Recorded information ->

■ ■ ■ ■ ■

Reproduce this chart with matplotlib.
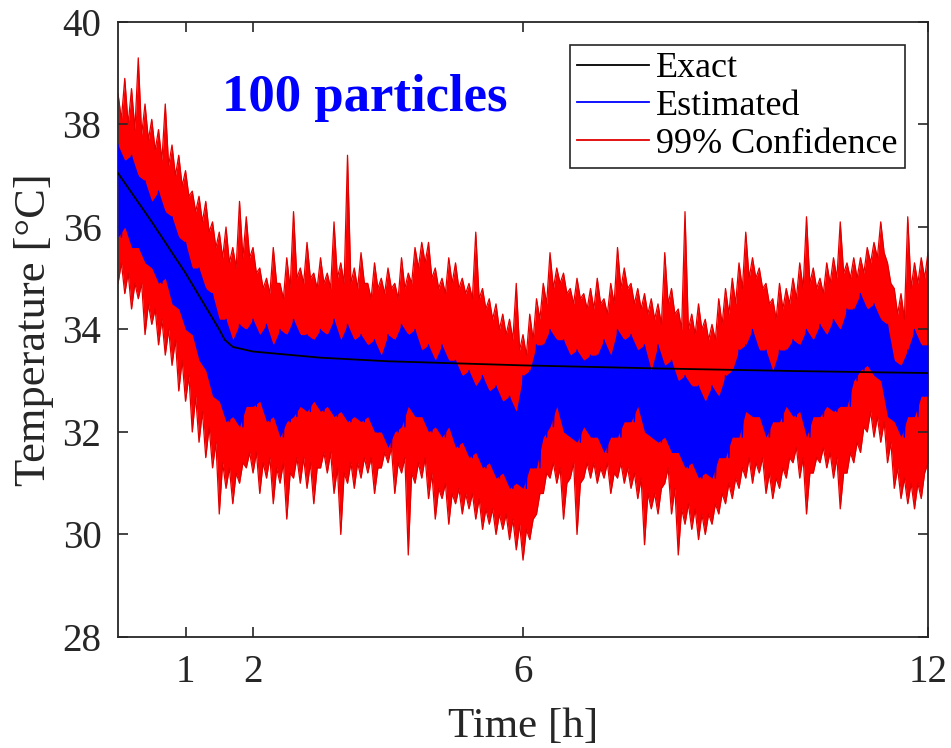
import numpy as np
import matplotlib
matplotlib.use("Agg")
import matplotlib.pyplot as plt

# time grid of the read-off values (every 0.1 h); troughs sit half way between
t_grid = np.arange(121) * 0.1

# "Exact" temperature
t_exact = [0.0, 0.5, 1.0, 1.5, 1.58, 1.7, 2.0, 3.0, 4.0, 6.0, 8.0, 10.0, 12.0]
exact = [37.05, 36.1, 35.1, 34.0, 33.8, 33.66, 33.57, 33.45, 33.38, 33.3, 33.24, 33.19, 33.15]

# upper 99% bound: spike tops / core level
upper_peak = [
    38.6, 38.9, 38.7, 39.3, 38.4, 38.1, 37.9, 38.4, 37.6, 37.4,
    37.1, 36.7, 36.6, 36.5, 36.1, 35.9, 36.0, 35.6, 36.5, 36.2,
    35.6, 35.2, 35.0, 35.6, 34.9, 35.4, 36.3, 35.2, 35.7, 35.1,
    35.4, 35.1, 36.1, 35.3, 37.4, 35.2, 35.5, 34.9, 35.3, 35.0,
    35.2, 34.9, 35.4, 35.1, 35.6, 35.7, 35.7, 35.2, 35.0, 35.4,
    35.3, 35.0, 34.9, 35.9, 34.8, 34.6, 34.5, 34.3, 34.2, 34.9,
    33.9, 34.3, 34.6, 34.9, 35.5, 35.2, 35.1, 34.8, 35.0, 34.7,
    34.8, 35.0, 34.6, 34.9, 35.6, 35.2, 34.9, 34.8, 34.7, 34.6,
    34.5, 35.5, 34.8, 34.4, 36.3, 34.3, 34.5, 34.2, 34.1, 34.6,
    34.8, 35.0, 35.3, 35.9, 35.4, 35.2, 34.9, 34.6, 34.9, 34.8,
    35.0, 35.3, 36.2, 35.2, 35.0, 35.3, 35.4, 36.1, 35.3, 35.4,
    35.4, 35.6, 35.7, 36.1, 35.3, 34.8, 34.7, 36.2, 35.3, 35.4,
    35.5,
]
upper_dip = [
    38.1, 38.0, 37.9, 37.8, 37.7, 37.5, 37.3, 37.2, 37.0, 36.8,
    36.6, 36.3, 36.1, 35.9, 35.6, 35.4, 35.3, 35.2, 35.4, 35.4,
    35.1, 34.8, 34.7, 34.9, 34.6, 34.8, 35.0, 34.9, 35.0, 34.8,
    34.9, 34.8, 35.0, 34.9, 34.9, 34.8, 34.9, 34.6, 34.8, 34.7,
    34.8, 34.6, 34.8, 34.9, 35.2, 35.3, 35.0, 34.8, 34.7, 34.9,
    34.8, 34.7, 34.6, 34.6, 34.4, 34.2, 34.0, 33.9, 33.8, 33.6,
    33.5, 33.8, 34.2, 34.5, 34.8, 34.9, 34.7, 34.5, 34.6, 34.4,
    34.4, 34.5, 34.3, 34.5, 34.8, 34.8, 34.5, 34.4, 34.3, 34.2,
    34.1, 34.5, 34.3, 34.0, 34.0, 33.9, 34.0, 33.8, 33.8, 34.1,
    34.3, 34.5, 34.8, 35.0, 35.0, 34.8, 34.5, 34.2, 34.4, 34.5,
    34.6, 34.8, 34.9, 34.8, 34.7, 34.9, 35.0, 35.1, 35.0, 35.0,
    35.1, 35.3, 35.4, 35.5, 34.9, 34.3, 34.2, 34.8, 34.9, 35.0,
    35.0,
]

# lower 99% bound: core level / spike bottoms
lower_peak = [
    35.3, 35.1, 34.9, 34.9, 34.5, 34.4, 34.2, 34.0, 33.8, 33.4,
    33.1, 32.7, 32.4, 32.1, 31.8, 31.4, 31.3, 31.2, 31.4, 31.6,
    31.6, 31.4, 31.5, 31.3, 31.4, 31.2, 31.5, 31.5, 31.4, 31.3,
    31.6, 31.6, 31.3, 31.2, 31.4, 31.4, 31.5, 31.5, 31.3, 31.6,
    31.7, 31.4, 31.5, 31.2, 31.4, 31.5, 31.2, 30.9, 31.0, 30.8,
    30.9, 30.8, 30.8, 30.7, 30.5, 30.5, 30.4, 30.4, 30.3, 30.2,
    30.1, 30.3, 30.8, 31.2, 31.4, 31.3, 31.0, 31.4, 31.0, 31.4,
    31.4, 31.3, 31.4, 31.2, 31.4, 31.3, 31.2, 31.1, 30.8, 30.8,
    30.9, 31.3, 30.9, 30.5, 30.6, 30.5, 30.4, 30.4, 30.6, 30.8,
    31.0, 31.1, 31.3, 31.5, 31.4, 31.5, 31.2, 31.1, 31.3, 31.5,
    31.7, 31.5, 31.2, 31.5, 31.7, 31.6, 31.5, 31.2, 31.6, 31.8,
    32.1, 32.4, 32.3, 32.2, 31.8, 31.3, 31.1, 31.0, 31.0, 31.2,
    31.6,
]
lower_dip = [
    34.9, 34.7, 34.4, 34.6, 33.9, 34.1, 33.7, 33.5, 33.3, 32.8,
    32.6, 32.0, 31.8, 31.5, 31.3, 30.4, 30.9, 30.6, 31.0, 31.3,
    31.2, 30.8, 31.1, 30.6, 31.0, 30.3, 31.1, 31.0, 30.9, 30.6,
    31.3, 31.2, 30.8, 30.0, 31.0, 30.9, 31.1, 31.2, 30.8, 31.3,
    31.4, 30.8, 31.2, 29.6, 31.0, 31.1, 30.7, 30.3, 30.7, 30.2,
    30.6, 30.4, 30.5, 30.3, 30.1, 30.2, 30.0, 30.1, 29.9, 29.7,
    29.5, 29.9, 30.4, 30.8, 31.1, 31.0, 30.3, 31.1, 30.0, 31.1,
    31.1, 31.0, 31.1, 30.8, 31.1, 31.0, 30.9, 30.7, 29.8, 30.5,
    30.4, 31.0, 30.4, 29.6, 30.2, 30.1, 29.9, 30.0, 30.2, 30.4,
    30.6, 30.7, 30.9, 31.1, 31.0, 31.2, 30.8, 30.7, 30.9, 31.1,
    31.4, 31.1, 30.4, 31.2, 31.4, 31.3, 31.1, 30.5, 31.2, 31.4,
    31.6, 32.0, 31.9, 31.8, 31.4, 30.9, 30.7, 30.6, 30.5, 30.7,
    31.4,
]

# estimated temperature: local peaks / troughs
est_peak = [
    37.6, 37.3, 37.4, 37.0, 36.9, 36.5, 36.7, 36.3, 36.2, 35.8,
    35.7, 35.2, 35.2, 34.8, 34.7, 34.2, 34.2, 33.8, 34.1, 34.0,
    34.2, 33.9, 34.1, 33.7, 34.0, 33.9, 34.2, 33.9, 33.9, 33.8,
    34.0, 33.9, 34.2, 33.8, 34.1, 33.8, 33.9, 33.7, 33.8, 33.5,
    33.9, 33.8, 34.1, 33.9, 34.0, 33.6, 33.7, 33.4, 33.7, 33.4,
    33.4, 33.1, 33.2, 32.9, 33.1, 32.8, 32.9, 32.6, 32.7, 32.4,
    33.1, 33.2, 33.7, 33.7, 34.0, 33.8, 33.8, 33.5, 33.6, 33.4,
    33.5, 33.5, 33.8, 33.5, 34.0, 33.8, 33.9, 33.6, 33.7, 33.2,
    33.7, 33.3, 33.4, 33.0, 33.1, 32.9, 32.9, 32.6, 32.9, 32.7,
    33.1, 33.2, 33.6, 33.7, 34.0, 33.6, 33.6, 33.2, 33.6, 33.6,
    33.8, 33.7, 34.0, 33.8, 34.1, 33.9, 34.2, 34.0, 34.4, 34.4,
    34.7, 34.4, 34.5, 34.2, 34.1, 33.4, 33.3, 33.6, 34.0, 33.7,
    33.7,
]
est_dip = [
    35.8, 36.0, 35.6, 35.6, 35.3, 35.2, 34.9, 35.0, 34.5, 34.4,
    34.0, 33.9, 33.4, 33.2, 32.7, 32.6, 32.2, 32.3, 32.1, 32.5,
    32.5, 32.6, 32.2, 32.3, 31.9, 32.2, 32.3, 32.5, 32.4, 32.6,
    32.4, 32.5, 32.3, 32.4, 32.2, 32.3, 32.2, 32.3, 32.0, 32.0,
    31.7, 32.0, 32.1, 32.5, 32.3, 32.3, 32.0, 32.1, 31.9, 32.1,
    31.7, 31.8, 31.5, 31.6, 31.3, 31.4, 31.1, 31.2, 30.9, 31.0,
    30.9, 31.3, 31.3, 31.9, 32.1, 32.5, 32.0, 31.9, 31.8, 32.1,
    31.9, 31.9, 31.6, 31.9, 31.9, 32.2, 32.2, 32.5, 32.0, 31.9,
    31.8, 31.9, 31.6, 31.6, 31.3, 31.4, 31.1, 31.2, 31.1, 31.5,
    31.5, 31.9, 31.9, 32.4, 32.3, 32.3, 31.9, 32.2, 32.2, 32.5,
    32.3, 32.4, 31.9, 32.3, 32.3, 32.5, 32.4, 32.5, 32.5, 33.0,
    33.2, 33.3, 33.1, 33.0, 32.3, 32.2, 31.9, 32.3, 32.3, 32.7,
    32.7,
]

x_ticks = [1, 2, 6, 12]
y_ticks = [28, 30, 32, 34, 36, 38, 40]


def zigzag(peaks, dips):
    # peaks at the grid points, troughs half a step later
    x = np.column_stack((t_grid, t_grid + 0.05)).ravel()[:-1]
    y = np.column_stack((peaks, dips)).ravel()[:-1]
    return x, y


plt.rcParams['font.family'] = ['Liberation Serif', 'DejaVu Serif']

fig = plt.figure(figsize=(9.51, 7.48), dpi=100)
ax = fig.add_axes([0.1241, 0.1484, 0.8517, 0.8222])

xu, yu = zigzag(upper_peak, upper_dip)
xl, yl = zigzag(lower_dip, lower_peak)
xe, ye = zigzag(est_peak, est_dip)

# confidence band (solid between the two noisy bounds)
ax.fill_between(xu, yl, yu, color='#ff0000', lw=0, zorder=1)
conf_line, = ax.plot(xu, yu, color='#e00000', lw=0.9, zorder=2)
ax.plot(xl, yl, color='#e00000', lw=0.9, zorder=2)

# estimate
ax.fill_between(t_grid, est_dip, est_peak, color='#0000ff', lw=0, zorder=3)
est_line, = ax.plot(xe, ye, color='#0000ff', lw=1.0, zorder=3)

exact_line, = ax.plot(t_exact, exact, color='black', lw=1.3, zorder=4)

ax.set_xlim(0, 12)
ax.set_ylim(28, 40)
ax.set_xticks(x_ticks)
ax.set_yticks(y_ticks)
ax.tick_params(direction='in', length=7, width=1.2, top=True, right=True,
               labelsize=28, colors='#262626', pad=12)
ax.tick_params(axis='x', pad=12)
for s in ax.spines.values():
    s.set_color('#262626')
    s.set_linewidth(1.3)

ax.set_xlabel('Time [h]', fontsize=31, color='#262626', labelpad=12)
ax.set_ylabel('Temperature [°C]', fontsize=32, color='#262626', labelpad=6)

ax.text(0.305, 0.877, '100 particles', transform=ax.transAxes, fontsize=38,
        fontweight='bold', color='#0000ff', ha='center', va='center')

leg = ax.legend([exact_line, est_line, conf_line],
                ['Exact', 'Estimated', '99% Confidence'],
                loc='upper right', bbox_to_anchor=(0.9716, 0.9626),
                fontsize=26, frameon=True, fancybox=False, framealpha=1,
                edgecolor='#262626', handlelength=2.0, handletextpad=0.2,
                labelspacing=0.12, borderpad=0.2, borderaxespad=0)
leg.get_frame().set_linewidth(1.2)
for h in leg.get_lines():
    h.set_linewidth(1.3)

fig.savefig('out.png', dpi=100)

■ ■ ■ ■ ■

What is being asked -> Only the lines from the start of the material through the line containing "33.24, 33.19, 33.15]" should be transcribed. Pictures stay out.

The completed task ->
Reproduce this chart with matplotlib.
import numpy as np
import matplotlib
matplotlib.use("Agg")
import matplotlib.pyplot as plt

# time grid of the read-off values (every 0.1 h); troughs sit half way between
t_grid = np.arange(121) * 0.1

# "Exact" temperature
t_exact = [0.0, 0.5, 1.0, 1.5, 1.58, 1.7, 2.0, 3.0, 4.0, 6.0, 8.0, 10.0, 12.0]
exact = [37.05, 36.1, 35.1, 34.0, 33.8, 33.66, 33.57, 33.45, 33.38, 33.3, 33.24, 33.19, 33.15]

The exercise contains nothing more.